The Grayscale Bitcoin Trust (GBTC 0.47%) has become a regular in headlines over the last few weeks. The Trust recently hit a new record low discount compared to the price of Bitcoin (BTC 1.68%) as a result of contagion stemming from one of the largest crypto exchanges, FTX, declaring bankruptcy. 

With GBTC trading at a discount, investors might be looking at that as an opportunity. Famous investor Cathie Wood did. Her firm, Ark Invest, recently bought another $1.4 million to bring its total number of shares up to a whopping 6.357 million shares. But before deciding if you should follow Wood's investing strategy, it can be helpful to understand just how the Trust works and how it differs from owning Bitcoin itself.

The Grayscale Bitcoin Trust was created in 2013 and is designed for investors who want exposure to Bitcoin without having to actually own the asset. Investors buy shares of the Trust on the stock market, and Grayscale holds the actual Bitcoin. Knowing that the Grayscale Bitcoin Trust owns the Bitcoin is important, but to truly understand why the Trust is trading at a discount, you need to understand the dichotomy between a trust and an exchange-traded fund (ETF). 

The Grayscale Bitcoin Trust is currently valued at around $10.3 billion and owns 643,572 Bitcoins. Since it is a trust (and not an ETF), Grayscale cannot actively manage the value of its Bitcoin relative to the number of shares bought or sold by investors. When investors buy or sell their shares of the Trust, Grayscale doesn't immediately turn around and buy or sell Bitcoin. For the most part, Grayscale hopes that the free market values shares of the Trust relatively close to the value of the Bitcoin it owns. However, that has recently failed.

Since the beginning of the year, the Grayscale Bitcoin Trust has been trading at a discount as more investors have redeemed their shares, and Grayscale has still held roughly the same number of Bitcoin.
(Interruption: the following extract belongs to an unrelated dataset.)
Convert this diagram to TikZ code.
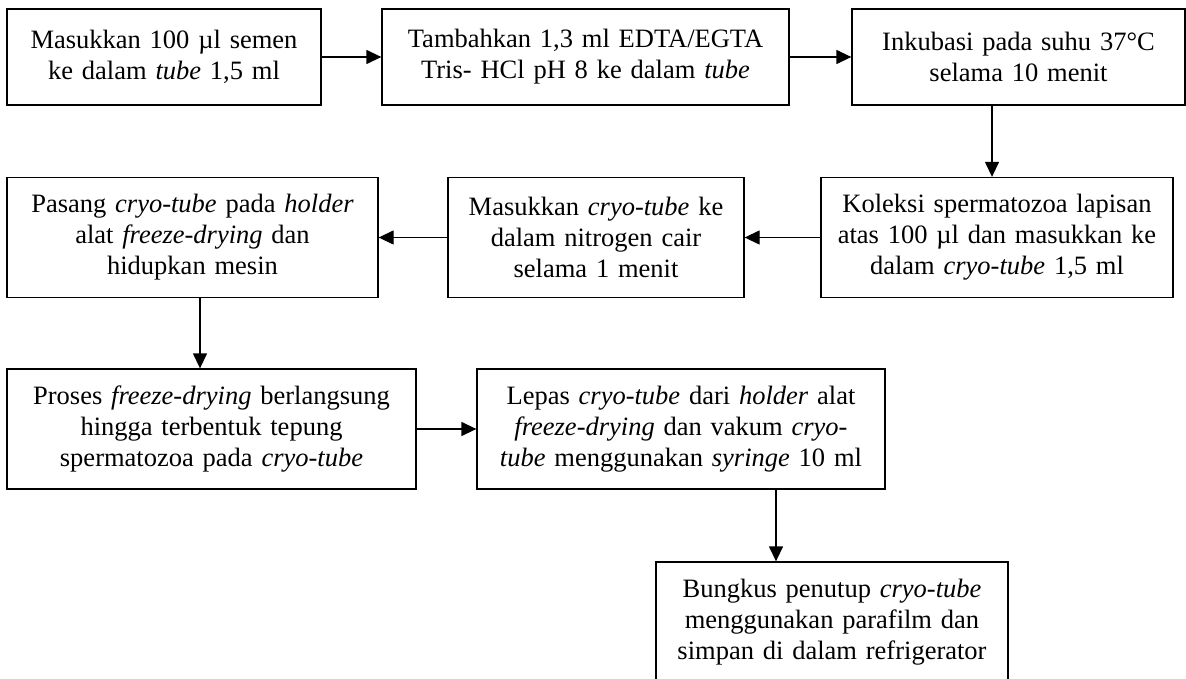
\documentclass[tikz,border=0pt]{standalone}
\usepackage{fontspec}
\setmainfont{Liberation Serif}
\usetikzlibrary{arrows.meta}
\tikzset{
  stepbox/.style={draw, line width=1.3pt, inner sep=0pt, align=center,
    font=\fontsize{26.5}{31}\selectfont},
  arr/.style={line width=1.3pt, -{Triangle[length=15pt,width=14pt]}}
}
\begin{document}
\begin{tikzpicture}[x=1pt,y=-1pt]
\useasboundingbox (0,0) rectangle (1186,679);
% row 1
\node[stepbox, minimum width=314pt, minimum height=96pt, text width=310pt] (b1) at (164,57)
  {Masukkan 100 µl semen\\ke dalam \textit{tube} 1,5 ml};
\node[stepbox, minimum width=407pt, minimum height=96pt, text width=403pt] (b2) at (585.5,57)
  {Tambahkan 1,3 ml EDTA/EGTA\\Tris- HCl pH 8 ke dalam \textit{tube}};
\node[stepbox, minimum width=333pt, minimum height=96pt, text width=329pt] (b3) at (1018.5,57)
  {Inkubasi pada suhu 37°C\\selama 10 menit};
% row 2
\node[stepbox, minimum width=352pt, minimum height=120pt, text width=348pt] (b4) at (997,237.5)
  {Koleksi spermatozoa lapisan\\atas 100 µl dan masukkan ke\\dalam \textit{cryo-tube} 1,5 ml};
\node[stepbox, minimum width=296pt, minimum height=120pt, text width=292pt] (b5) at (596,237.5)
  {Masukkan \textit{cryo-tube} ke\\dalam nitrogen cair\\selama 1 menit};
\node[stepbox, minimum width=371pt, minimum height=120pt, text width=367pt] (b6) at (192.5,237.5)
  {Pasang \textit{cryo-tube} pada \textit{holder}\\alat \textit{freeze-drying} dan\\hidupkan mesin};
% row 3
\node[stepbox, minimum width=409pt, minimum height=120pt, text width=405pt] (b7) at (211.5,429)
  {Proses \textit{freeze-drying} berlangsung\\hingga terbentuk tepung\\spermatozoa pada \textit{cryo-tube}};
\node[stepbox, minimum width=408pt, minimum height=120pt, text width=404pt] (b8) at (681,429)
  {Lepas \textit{cryo-tube} dari \textit{holder} alat\\\textit{freeze-drying} dan vakum \textit{cryo-}\\\textit{tube} menggunakan \textit{syringe} 10 ml};
% row 4
\node[stepbox, minimum width=352pt, minimum height=120pt, text width=348pt] (b9) at (832,622)
  {\raisebox{5pt}{\parbox{348pt}{\centering Bungkus penutup \textit{cryo-tube}\\menggunakan parafilm dan\\simpan di dalam refrigerator}}};
% connectors
\coordinate (c34) at (992,0);
\coordinate (c67) at (200,0);
\coordinate (c89) at (776,0);
\draw[arr] (b1.east) -- (b2.west);
\draw[arr] (b2.east) -- (b3.west);
\draw[arr] (c34 |- b3.south) -- (c34 |- b4.north);
\draw[arr] (b4.west) -- (b5.east);
\draw[arr] (b5.west) -- (b6.east);
\draw[arr] (c67 |- b6.south) -- (c67 |- b7.north);
\draw[arr] (b7.east) -- (b8.west);
\draw[arr] (c89 |- b8.south) -- (c89 |- b9.north);
\end{tikzpicture}
\end{document}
However, for most of its history, GBTC traded at a premium, meaning the value per share was worth more than the value of Bitcoin held by Grayscale due to increased desire by investors to gain exposure to Bitcoin. If the Trust were an ETF, the price would more closely follow the value of Bitcoin, thus closing these gaps and bringing a balance to the price of the shares and the value of Bitcoin on a more consistent basis. 

Should you follow Wood's lead?

Currently, the market price per share of the Trust sits at just below $9. If there was a true balance, the price per share should be around $15. 
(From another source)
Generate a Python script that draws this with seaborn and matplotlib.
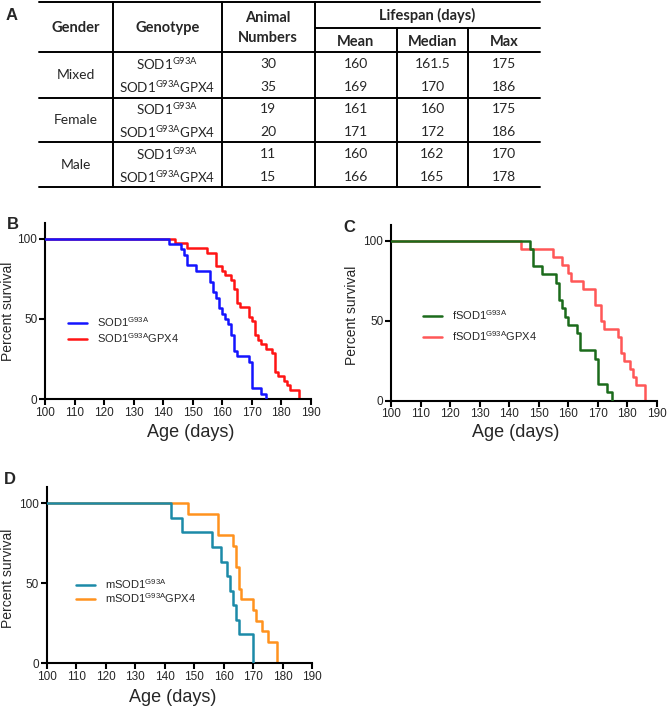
import matplotlib
matplotlib.use("Agg")
import matplotlib.pyplot as plt
import pandas as pd
import seaborn as sns

# ---- table A ----
genders = ["Mixed", "Female", "Male"]
genotypes = ["SOD1$\\mathregular{^{G93A}}$", "SOD1$\\mathregular{^{G93A}}$GPX4"] * 3
animal_n = ["30", "35", "19", "20", "11", "15"]
mean_life = ["160", "169", "161", "171", "160", "166"]
median_life = ["161.5", "170", "160", "172", "162", "165"]
max_life = ["175", "186", "175", "186", "170", "178"]

# ---- survival curves: day of each drop, percent surviving after it ----
b_ctrl_days = [142, 146, 147, 148, 151, 156, 157, 158, 159, 160, 161, 162, 163, 164, 165, 169, 170, 173, 175]
b_ctrl_surv = [96.7, 93.3, 90, 83.3, 80, 73.3, 66.7, 63.3, 56.7, 53.3, 50, 46.7, 40, 30, 26.7, 23.3, 6.7, 3.3, 0]
b_gpx_days = [144, 148, 155, 158, 160, 161, 163, 164, 165, 166, 169, 170, 171, 172, 173, 175, 177, 178, 179, 181, 182, 183, 186]
b_gpx_surv = [97.1, 94.3, 91.4, 82.9, 80, 77.1, 74.3, 68.6, 60, 57.1, 51.4, 48.6, 40, 37.1, 34.3, 31.4, 28.6, 17.1, 14.3, 11.4, 8.6, 5.7, 0]

c_ctrl_days = [147, 148, 151, 156, 157, 158, 159, 160, 163, 164, 169, 170, 173, 175]
c_ctrl_surv = [94.7, 84.2, 78.9, 73.7, 63.2, 57.9, 52.6, 47.4, 42.1, 31.6, 26.3, 10.5, 5.3, 0]
c_gpx_days = [144, 155, 158, 160, 161, 165, 169, 171, 172, 177, 178, 179, 181, 182, 183, 186]
c_gpx_surv = [95, 90, 85, 80, 75, 70, 60, 50, 45, 40, 30, 25, 20, 15, 10, 0]

d_ctrl_days = [142, 146, 156, 159, 161, 162, 163, 164, 165, 170]
d_ctrl_surv = [90.9, 81.8, 72.7, 63.6, 54.5, 45.5, 36.4, 27.3, 18.2, 0]
d_gpx_days = [148, 158, 163, 164, 165, 166, 170, 171, 173, 175, 178]
d_gpx_surv = [93.3, 80, 73.3, 60, 46.7, 40, 33.3, 26.7, 20, 13.3, 0]

sns.set_theme(style="ticks")
plt.rcParams["font.family"] = ["Liberation Sans", "DejaVu Sans"]
plt.rcParams["axes.edgecolor"] = "black"
plt.rcParams["axes.linewidth"] = 1.5

fig = plt.figure(figsize=(6.67, 7.07), dpi=100)

# ---------------- table ----------------
tab = fig.add_axes([0, 1 - 195 / 707, 1, 195 / 707])
tab.set_xlim(0, 667)
tab.set_ylim(195, 0)
tab.axis("off")

left, right = 39, 540
for y in [1.7, 52, 97.5, 142, 187]:
    tab.plot([left, right], [y, y], color="black", lw=1.4)
tab.plot([315, right], [27.5, 27.5], color="black", lw=1.4)
for x in [113, 221.7, 315]:
    tab.plot([x, x], [1.7, 187], color="black", lw=1.4)
for x in [396.7, 468.3]:
    tab.plot([x, x], [27.5, 187], color="black", lw=1.4)

tfont = ["Lato", "DejaVu Sans"]
hdr = dict(ha="center", va="center", fontsize=10.5, fontweight="bold", family=tfont)
tab.text(76, 28, "Gender", **hdr)
tab.text(167.5, 28, "Genotype", **hdr)
tab.text(268, 18, "Animal", **hdr)
tab.text(268, 38, "Numbers", **hdr)
tab.text(427.5, 15, "Lifespan (days)", **hdr)
tab.text(356, 41.5, "Mean", **hdr)
tab.text(432.5, 41.5, "Median", **hdr)
tab.text(504, 41.5, "Max", **hdr)

cell = dict(ha="center", va="center", fontsize=10, family=tfont)
row_y = [64, 86.7, 109, 131.7, 154, 176.7]
for i, g in enumerate(genders):
    tab.text(76, (row_y[2 * i] + row_y[2 * i + 1]) / 2, g, **cell)
for i, y in enumerate(row_y):
    tab.text(167, y, genotypes[i], ha="center", va="center", fontsize=9.6, family=tfont)
    tab.text(268, y, animal_n[i], **cell)
    tab.text(356, y, mean_life[i], **cell)
    tab.text(432.5, y, median_life[i], **cell)
    tab.text(504, y, max_life[i], **cell)

fig.text(12 / 667, 1 - 15 / 707, "A", fontsize=12, fontweight="bold", ha="center", va="center")


# ---------------- survival panels ----------------
def survival_panel(rect, series, legend_anchor, spacing, xlab_xy, ylab_xy):
    ax = fig.add_axes(rect)
    # control curve sits on top of the GPX4 curve where they overlap
    for (days, surv, color, label), z in zip(series, [3, 2]):
        sns.lineplot(x=[100] + days, y=[100] + surv, drawstyle="steps-post",
                     color=color, lw=1.8, ax=ax, label=label, zorder=z)
    ax.set_xlim(100, 190)
    ax.set_ylim(0, 110)
    ax.set_xticks(range(100, 191, 10))
    ax.set_yticks([0, 50, 100])
    ax.tick_params(axis="both", labelsize=8.5, width=1.5, length=4, pad=1.5, color="black")
    sns.despine(ax=ax)
    ax.set_xlabel("Age (days)", fontsize=13)
    ax.set_ylabel("Percent survival", fontsize=10)
    ax.xaxis.set_label_coords(*xlab_xy)
    ax.yaxis.set_label_coords(*ylab_xy)
    ax.legend(loc="upper left", bbox_to_anchor=legend_anchor, frameon=False,
              fontsize=8, handlelength=1.7, handletextpad=0.9, borderpad=0,
              borderaxespad=0, labelspacing=spacing)
    return ax


sup = "$\\mathregular{^{G93A}}$"
survival_panel([45 / 667, 308 / 707, 265.7 / 667, 176.3 / 707],
               [(b_ctrl_days, b_ctrl_surv, "#1414ff", "SOD1" + sup),
                (b_gpx_days, b_gpx_surv, "#ff1414", "SOD1" + sup + "GPX4")],
               (0.087, 0.475), 0.15, (0.55, -0.139), (-0.112, 0.5))
survival_panel([391 / 667, 306.3 / 707, 265.7 / 667, 176 / 707],
               [(c_ctrl_days, c_ctrl_surv, "#1b6b1b", "fSOD1" + sup),
                (c_gpx_days, c_gpx_surv, "#ff5757", "fSOD1" + sup + "GPX4")],
               (0.119, 0.527), 0.7, (0.47, -0.131), (-0.122, 0.487))
survival_panel([46.7 / 667, 43.7 / 707, 265.6 / 667, 176 / 707],
               [(d_ctrl_days, d_ctrl_surv, "#1c8aa8", "mSOD1" + sup),
                (d_gpx_days, d_gpx_surv, "#ff921e", "mSOD1" + sup + "GPX4")],
               (0.11, 0.49), 0.05, (0.474, -0.145), (-0.118, 0.485))

fig.text(13 / 667, 1 - 224 / 707, "B", fontsize=12, fontweight="bold", ha="center", va="center")
fig.text(349 / 667, 1 - 228 / 707, "C", fontsize=12, fontweight="bold", ha="center", va="center")
fig.text(10 / 667, 1 - 480 / 707, "D", fontsize=12, fontweight="bold", ha="center", va="center")

fig.savefig("out.png", dpi=100)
You might be thinking this provides a lucrative opportunity. If that gap is closed, investors would be able to make a near-40% profit per share in addition to the possibility that the value of Bitcoin could increase in the future as well. 

This is probably a part of Wood's reason for buying more shares of the Trust recently. She and her team might see the discount as just another reason to buy and potentially increase their profits, but no one truly knows. 

Their reasoning could also be related to the possibility that the Trust might be converted to an ETF in the future. So far, Grayscale's efforts to convert to an ETF have been squashed by the Security and Commission Exchange (SEC). Optimists believe that it's likely only a matter of time before Grayscale gets this approval as investor demand for exposure to Bitcoin increases. Should the SEC give Grayscale the green light to become an ETF, that price gap should subsequently close. 

If you are looking for exposure to Bitcoin, the best way to do that would be to buy Bitcoin itself. In doing so, you have full control over your Bitcoin and can do with it as you please. However, if you are looking to take on some slight additional risk for the possibility of an added 40% upside, GBTC might be worth considering.